In the data below, locate the line containing "Clone this chart in Plotly." and the line containing "y_ticks = list(range(0, 11))", then retype both and everything between them exactly. Pictures are not part of the copy.

** BEGIN **

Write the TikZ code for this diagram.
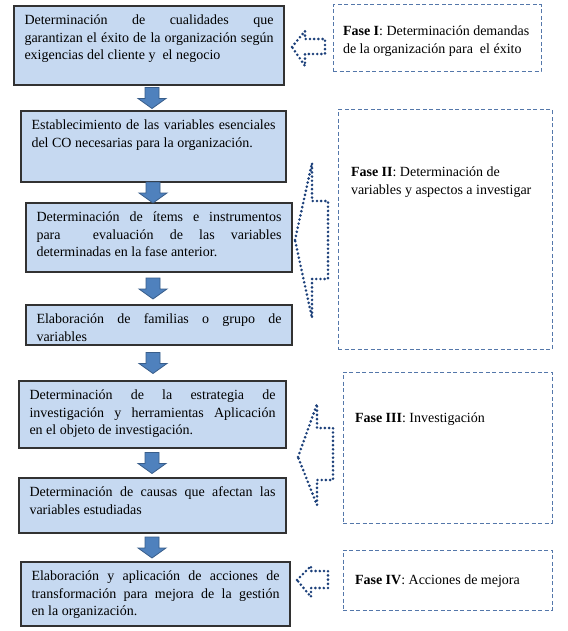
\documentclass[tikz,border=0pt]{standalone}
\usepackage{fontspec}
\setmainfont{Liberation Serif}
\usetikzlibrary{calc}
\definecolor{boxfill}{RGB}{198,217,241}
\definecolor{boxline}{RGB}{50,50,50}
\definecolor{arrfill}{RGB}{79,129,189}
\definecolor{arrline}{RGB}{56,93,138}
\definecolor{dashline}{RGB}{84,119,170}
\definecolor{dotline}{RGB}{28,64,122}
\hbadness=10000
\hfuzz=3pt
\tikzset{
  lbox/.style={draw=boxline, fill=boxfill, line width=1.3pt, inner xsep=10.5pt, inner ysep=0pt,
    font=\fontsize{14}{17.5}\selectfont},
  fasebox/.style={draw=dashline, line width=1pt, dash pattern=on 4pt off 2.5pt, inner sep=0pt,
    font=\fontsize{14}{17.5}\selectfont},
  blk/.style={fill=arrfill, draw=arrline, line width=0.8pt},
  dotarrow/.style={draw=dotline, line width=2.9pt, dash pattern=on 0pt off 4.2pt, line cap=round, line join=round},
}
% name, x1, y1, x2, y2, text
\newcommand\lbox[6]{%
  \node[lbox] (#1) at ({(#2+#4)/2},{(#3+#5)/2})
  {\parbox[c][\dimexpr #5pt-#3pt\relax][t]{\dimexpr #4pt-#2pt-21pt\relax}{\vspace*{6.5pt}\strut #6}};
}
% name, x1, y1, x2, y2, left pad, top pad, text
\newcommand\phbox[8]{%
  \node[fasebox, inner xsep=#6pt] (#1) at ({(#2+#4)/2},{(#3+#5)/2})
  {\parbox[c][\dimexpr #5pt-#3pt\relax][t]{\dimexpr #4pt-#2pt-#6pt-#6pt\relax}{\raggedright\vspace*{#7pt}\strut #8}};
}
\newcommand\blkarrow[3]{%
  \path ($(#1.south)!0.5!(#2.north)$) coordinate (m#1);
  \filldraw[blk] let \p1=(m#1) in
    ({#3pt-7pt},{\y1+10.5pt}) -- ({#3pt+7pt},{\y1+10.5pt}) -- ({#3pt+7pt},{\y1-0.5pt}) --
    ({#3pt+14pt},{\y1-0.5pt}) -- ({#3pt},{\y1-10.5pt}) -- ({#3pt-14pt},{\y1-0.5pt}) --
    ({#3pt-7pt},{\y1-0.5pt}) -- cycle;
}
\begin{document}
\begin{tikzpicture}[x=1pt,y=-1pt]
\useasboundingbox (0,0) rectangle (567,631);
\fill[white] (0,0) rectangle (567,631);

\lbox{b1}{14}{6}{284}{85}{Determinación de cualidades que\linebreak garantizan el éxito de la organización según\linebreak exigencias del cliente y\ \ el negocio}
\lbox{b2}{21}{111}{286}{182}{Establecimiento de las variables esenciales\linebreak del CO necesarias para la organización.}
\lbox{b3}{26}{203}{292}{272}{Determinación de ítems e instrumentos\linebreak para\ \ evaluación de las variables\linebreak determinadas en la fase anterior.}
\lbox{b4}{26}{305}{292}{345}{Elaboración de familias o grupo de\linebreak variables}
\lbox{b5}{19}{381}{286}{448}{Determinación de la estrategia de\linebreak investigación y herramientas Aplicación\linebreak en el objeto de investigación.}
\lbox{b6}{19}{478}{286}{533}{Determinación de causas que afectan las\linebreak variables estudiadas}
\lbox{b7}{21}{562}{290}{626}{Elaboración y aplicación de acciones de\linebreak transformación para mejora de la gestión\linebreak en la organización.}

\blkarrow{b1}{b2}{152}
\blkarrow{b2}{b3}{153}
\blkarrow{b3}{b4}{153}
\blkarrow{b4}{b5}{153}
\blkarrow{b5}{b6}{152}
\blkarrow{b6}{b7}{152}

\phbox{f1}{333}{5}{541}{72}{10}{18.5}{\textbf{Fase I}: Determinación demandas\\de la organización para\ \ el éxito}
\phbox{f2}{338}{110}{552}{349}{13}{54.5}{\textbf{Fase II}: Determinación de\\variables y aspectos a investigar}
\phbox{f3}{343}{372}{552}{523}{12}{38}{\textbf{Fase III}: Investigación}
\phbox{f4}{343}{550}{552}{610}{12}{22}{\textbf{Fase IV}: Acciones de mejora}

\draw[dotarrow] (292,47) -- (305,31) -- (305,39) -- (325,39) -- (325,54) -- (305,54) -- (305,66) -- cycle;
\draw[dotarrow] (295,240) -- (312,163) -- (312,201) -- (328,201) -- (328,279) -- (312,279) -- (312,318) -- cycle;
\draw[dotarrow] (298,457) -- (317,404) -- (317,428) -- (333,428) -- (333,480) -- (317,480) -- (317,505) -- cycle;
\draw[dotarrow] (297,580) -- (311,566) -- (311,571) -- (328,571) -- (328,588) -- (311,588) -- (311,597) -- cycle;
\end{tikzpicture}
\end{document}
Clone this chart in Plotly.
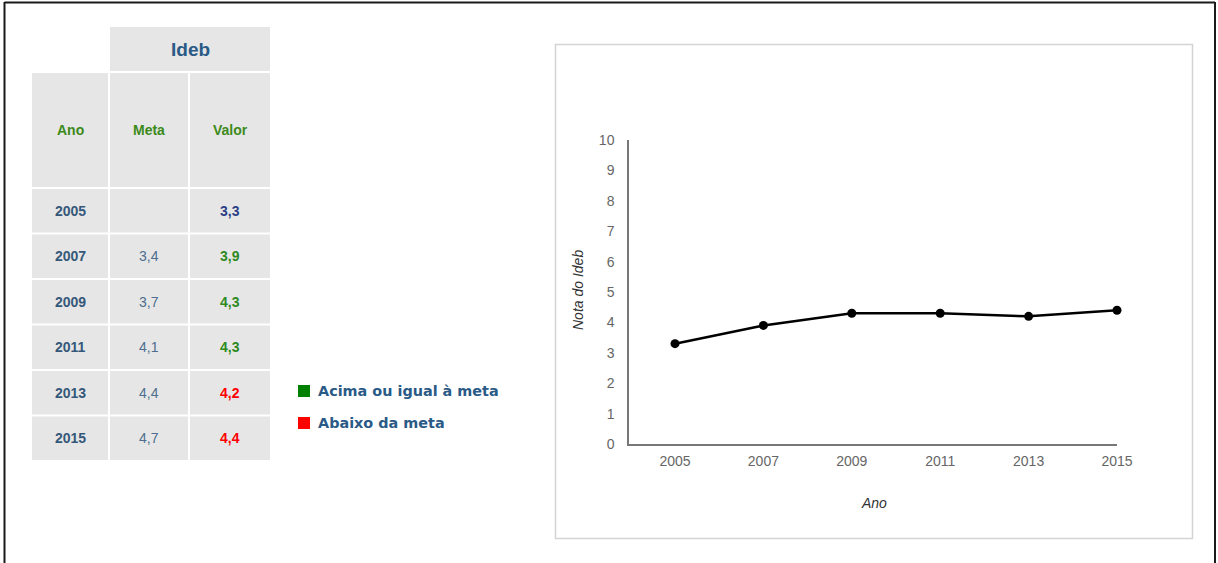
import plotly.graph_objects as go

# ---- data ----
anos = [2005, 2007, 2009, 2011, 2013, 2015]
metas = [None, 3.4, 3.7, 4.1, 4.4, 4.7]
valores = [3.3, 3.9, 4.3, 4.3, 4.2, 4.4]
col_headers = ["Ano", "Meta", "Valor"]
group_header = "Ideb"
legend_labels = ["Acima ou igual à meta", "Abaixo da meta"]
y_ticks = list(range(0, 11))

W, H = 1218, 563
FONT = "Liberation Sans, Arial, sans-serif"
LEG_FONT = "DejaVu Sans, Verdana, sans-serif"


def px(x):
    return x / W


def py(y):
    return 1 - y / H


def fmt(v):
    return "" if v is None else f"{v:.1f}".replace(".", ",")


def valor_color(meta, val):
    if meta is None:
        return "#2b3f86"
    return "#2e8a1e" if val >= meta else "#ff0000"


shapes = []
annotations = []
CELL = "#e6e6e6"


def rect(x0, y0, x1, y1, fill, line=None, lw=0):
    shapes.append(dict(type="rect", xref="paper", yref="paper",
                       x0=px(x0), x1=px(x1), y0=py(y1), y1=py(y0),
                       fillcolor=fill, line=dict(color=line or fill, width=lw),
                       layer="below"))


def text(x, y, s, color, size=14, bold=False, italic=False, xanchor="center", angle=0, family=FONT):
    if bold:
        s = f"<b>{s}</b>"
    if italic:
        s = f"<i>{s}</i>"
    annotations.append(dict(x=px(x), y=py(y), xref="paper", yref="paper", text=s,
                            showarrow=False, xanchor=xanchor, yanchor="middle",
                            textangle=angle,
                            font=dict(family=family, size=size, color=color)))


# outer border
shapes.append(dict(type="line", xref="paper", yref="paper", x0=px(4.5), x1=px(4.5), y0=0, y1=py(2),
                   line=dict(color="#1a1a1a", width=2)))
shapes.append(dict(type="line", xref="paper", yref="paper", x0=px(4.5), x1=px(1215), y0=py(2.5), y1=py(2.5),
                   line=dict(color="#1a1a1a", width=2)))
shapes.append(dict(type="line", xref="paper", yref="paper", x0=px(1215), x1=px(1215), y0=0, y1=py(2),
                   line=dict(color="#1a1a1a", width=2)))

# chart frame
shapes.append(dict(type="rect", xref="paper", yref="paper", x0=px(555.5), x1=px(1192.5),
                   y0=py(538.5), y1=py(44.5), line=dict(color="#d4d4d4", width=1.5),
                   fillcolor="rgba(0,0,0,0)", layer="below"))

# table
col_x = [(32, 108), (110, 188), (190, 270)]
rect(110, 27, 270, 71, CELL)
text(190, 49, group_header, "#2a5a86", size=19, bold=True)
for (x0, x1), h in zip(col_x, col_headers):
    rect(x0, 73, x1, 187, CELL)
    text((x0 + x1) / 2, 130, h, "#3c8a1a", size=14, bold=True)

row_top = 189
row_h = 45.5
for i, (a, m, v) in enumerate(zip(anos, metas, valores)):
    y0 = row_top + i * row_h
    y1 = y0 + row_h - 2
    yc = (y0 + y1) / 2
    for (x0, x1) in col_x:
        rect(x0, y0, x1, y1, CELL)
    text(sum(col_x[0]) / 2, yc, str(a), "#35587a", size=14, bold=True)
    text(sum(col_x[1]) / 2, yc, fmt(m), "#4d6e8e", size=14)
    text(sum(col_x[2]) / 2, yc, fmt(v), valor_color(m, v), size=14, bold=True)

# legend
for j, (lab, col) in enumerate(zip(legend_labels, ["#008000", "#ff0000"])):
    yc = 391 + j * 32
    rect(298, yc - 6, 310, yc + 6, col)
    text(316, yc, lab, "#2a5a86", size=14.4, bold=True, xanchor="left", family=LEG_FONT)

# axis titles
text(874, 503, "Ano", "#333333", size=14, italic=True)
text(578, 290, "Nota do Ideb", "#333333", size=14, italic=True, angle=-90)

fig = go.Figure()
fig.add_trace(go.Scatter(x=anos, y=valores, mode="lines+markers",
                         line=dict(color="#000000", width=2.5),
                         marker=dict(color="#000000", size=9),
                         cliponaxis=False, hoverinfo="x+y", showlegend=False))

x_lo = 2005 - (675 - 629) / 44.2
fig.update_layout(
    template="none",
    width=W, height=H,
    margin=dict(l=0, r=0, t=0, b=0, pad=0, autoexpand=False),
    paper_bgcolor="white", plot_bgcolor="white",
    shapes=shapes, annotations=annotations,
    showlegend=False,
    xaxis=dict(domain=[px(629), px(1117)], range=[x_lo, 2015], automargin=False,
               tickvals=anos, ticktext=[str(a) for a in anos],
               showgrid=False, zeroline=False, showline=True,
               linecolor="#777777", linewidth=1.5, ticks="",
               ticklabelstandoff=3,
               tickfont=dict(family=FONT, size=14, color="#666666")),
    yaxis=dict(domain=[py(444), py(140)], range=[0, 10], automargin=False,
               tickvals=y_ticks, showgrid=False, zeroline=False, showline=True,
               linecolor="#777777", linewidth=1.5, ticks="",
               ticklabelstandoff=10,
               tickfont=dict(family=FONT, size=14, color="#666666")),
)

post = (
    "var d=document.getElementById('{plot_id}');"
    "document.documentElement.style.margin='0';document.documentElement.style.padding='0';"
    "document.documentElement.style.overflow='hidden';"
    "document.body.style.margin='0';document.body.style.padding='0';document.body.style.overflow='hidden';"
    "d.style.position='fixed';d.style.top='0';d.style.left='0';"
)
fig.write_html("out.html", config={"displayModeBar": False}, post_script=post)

** END **

> _EXERCISE SOLUTION_
Clone this chart in Plotly.
import plotly.graph_objects as go

# ---- data ----
anos = [2005, 2007, 2009, 2011, 2013, 2015]
metas = [None, 3.4, 3.7, 4.1, 4.4, 4.7]
valores = [3.3, 3.9, 4.3, 4.3, 4.2, 4.4]
col_headers = ["Ano", "Meta", "Valor"]
group_header = "Ideb"
legend_labels = ["Acima ou igual à meta", "Abaixo da meta"]
y_ticks = list(range(0, 11))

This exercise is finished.